The book begins with an evocation of Carby’s childhood alienation and descriptions of the racial animus to which she was exposed during the postwar period in Britain. Carby historicizes these experiences in the context of the white backlash to mass migration after World War II in Britain and personalizes them by narrating her family history. The first two sections, “Inventories” and “Calculations,” deal primarily with Carby’s parents; namely, their interracial relationship and the ways in which black and white couplings posed a problem for the island nation’s conception of Britishness. As a result of their union, Carl and Iris Carby were ensnared in governmental efforts to manage and contain “white and black bodies” and maintain the perception of Britain as a nation of white subjects: “residents of the empire with white skin and of European cultural descent.” Carby emphasizes the extent to which couples like her parents were “caught in the entanglements of race, its skeins threading into their actions, attitudes and beliefs.” British government officials and bureaucrats, anxious about the newly arriving black migrants from the colonies, focused their energies on the problems of black settlement and especially on mixed-raced children who were the embodiment of ambiguous national affiliation. Carby’s descriptions shed light not only on the individual struggles her parents endured, but also the extent to which she and they were inscribed in a larger racial narrative about purity and ethnicity in the British national imaginary.

The middle section includes “Dead Reckoning Home” and “Family Registers,” which deal with Carby’s extended family on her mother’s side, specifically detailing the connection among histories of labor, gender, and empire. In these sections, our attention is focused on the domestic realm as Carby offers a genealogy of the matriarchs on her mother’s side of the family, specifically her maternal great-grandmother, Rose, and her grandmother, Beatrice. These sections are attuned to the materiality of labor: the factory’s “extreme heat,” its “ill-ventilated rooms,” “fumes from gas irons,” the film of soot in homes, “specks of coal dust and pieces of grit,” “overalls encrusted with dirt; lungs filled with sooty deposits.” Filling in these textural details offers insight into the drudgery of poverty, the plight of women in the domestic realm, and the experiences of the working poor. While Carby’s family seems far removed from the colonies, Cardiff and Bristol, where these women worked and lived, were connected to the British empire. The time during which Beatrice came of age, in particular, was a moment of rapid industrial and international expansion of the British Empire. As Carby notes, Beatrice would have no doubt been aware of the vast reach of the British empire and would have come into awareness of herself as a British subject by way of “the racial logics of whiteness.” The ideological and material imprints of empire during this period produced British subjects that were “convinced of the superiority of imperial power.”

In the final sections of the book, “Accounting” and “Legacies,” Carby turns to Jamaica and her paternal family.

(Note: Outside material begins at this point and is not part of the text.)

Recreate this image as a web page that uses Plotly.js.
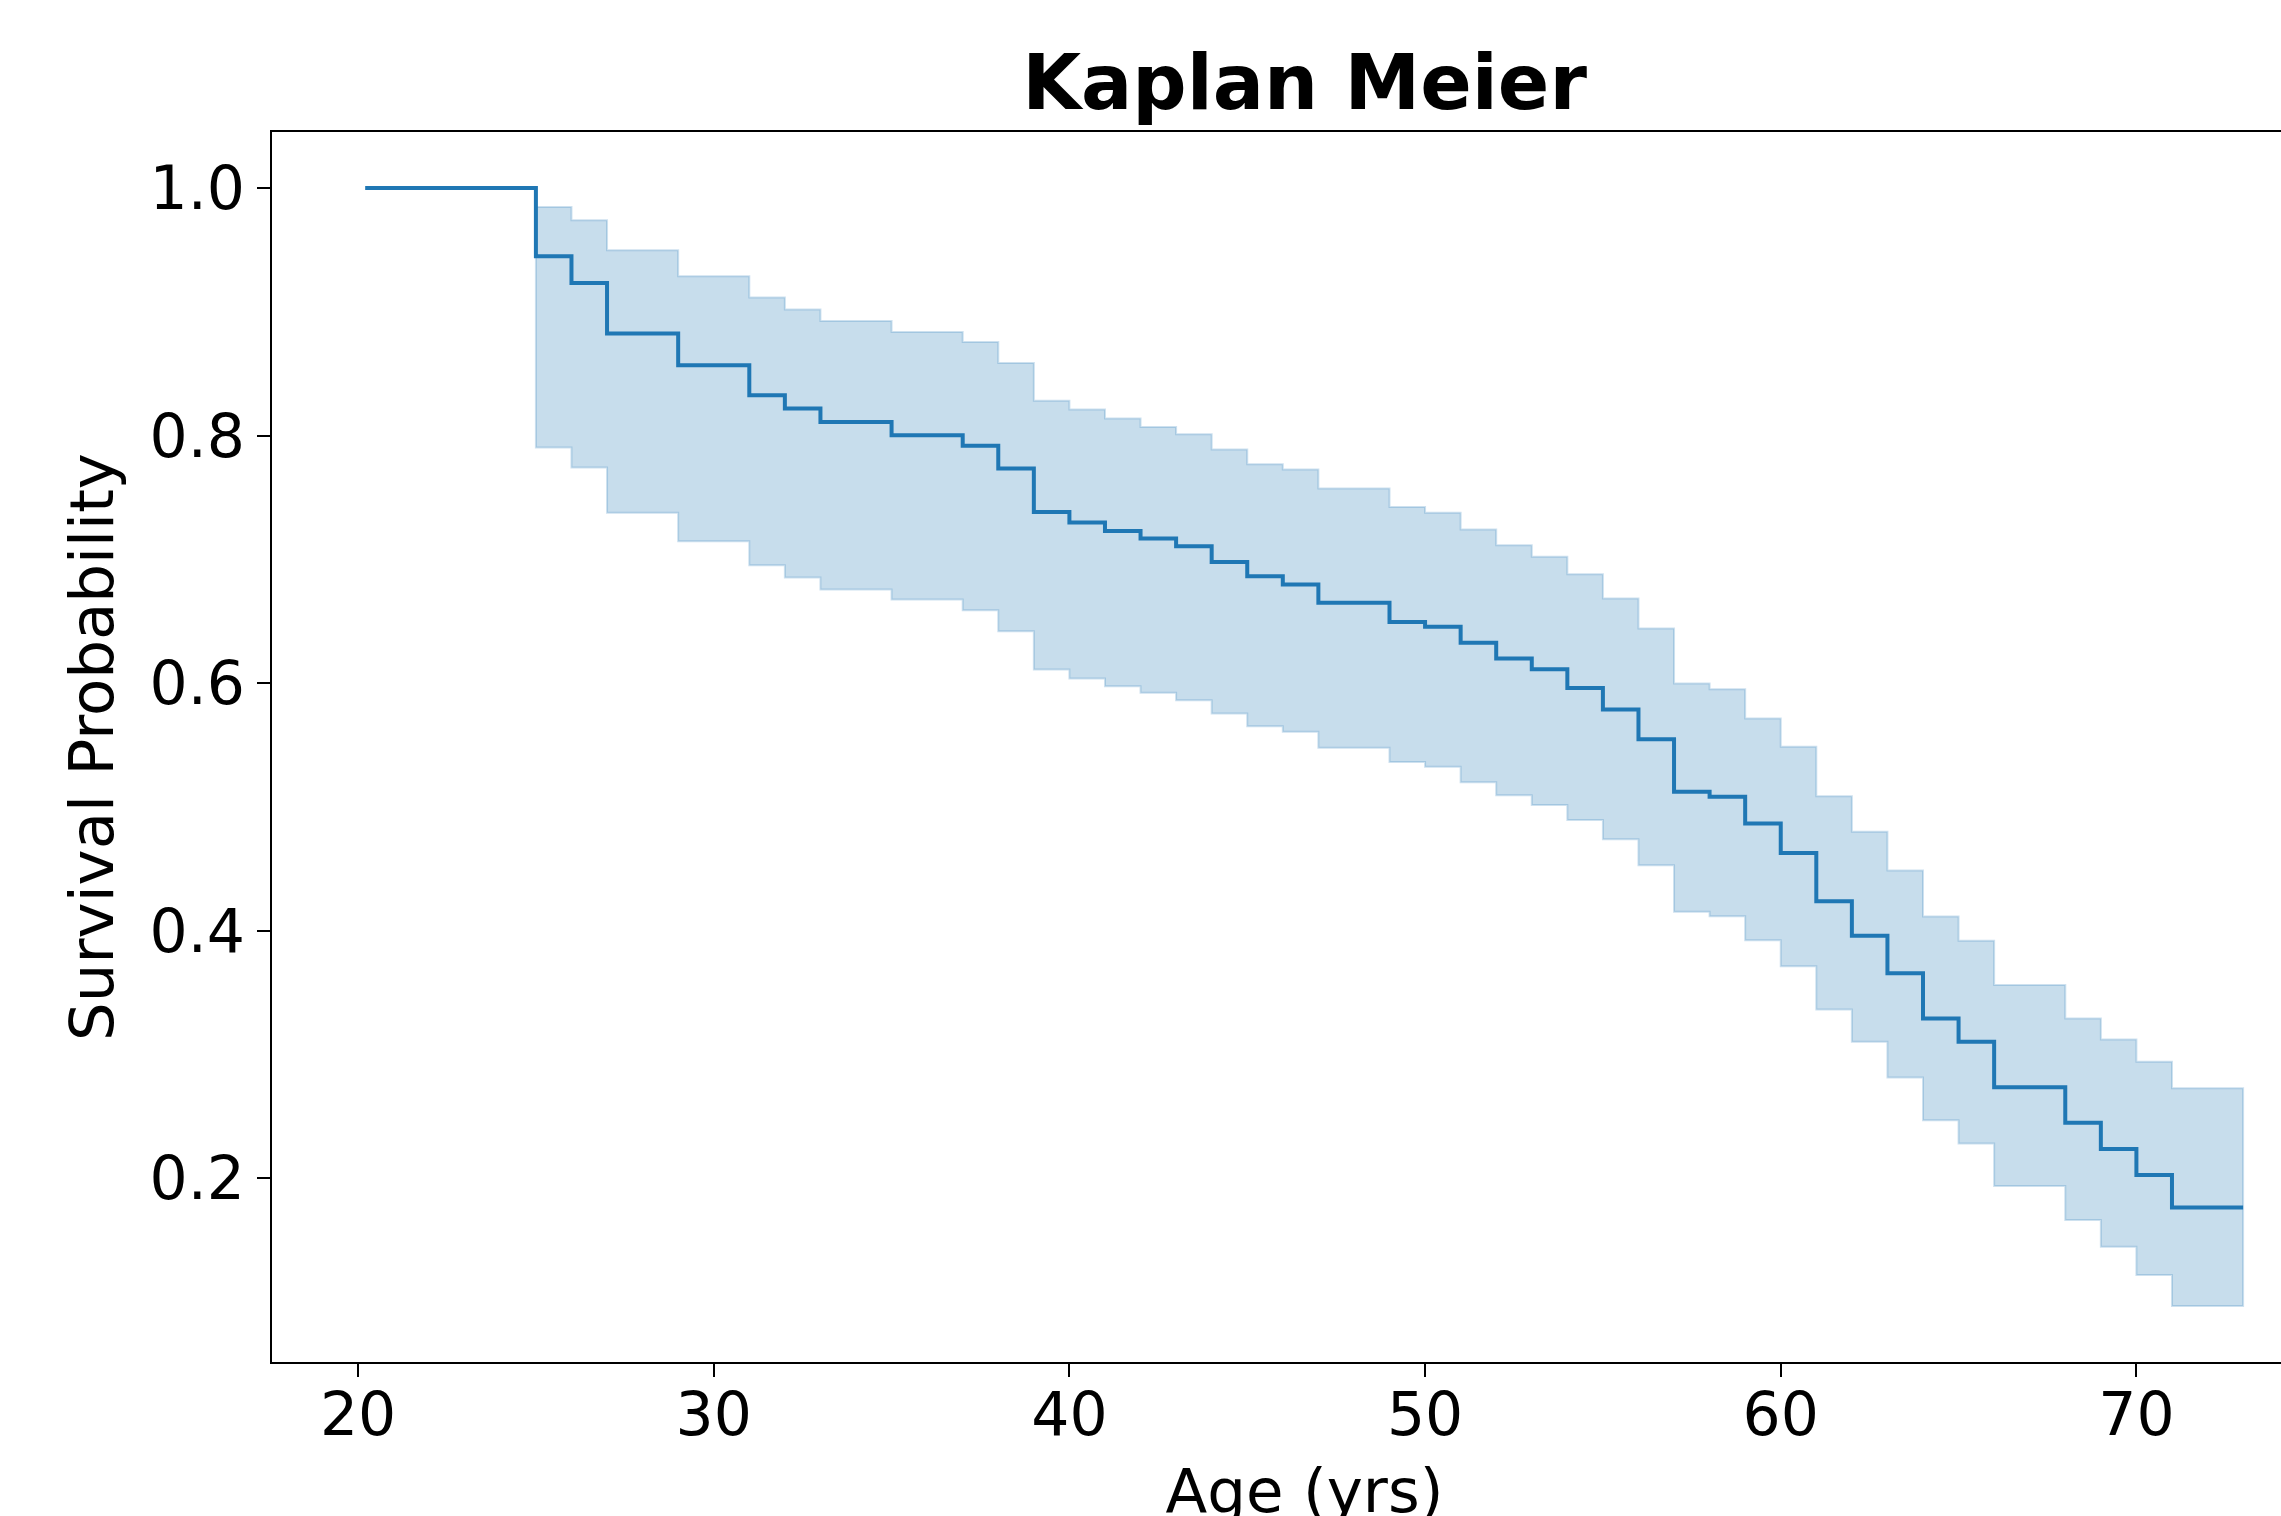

The section investigates the legacy of Lilly Carby, a white, English plantation owner who arrived in the Caribbean during the eighteenth century as a soldier of the British Army. These chapters detail the brutality of plantation life, with particular attention paid to the entrenched racial hierarchies of the Jamaican plantocracy. Free women of color who had children with white men of means in Jamaica, for example, would seek to protect their status by establishing nomenclature: “free women of colour made a claim to respectability in defiance of those white men who refused to legitimate their lineage or publicly acknowledge an affiliation.” Lilly was known to have raped and fathered multiple children with the black women he enslaved. Two of Lilly’s children went on to carry his name, while others remained human property. Through a complicated series of marriages, property exchanges, and contracts, the free mixed-race Carbys come to own some of their own family members, a phenomenon not uncommon in the Caribbean. The narratives that Carby features encapsulate the surprisingly contestable nature of power in the West Indies where gendered and racial distinctions were brutally brought into being and aggressively maintained.

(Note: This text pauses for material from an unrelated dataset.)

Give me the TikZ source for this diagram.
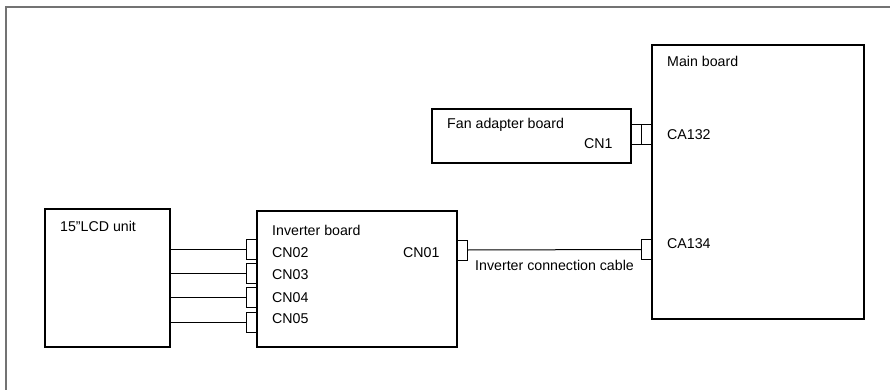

Throughout her monograph, Carby demonstrates the interconnectedness of history with personal experiences and everyday encounters. Though it is described as a history of the British Empire, Imperial Intimacies is a hybrid text, weaving together aspects of memoir, personal essay, and traditional historiography. Part of Carby’s method involves incorporating an array of source material to articulate the surprising affinities between the metropole and periphery. These sources include official and personal correspondence, governmental and administrative documents, newspapers, registers, photographs, maps, and more. The archival material is supplemented by personal recollection, family stories, and imaginative postulation when there is no document to rely on for information. In addition, there are numerous direct quotations from novels, plays, and archival documents nestled in margins or deposited in the middle of pages, providing narrative detours, supplemental information, or a thematic emphasis where needed. Throughout the monograph, Carby interweaves descriptive narrative with historical context, and the sheer spread— the breadth and depth— of knowledge needed to tell the many stories that are covered in the book is impressive.

Imperial Intimacies is part of a well-established and growing body of literature that explores the margins and gaps in the historical record. In focusing our attention on the assumptions that undergird this inquiry, Imperial Intimacies explodes the myth of a pre-racialized, pre-black Britain. For those interested in imperialism, postcolonialism, black studies, black British history, and archival studies, this is an essential book to consider.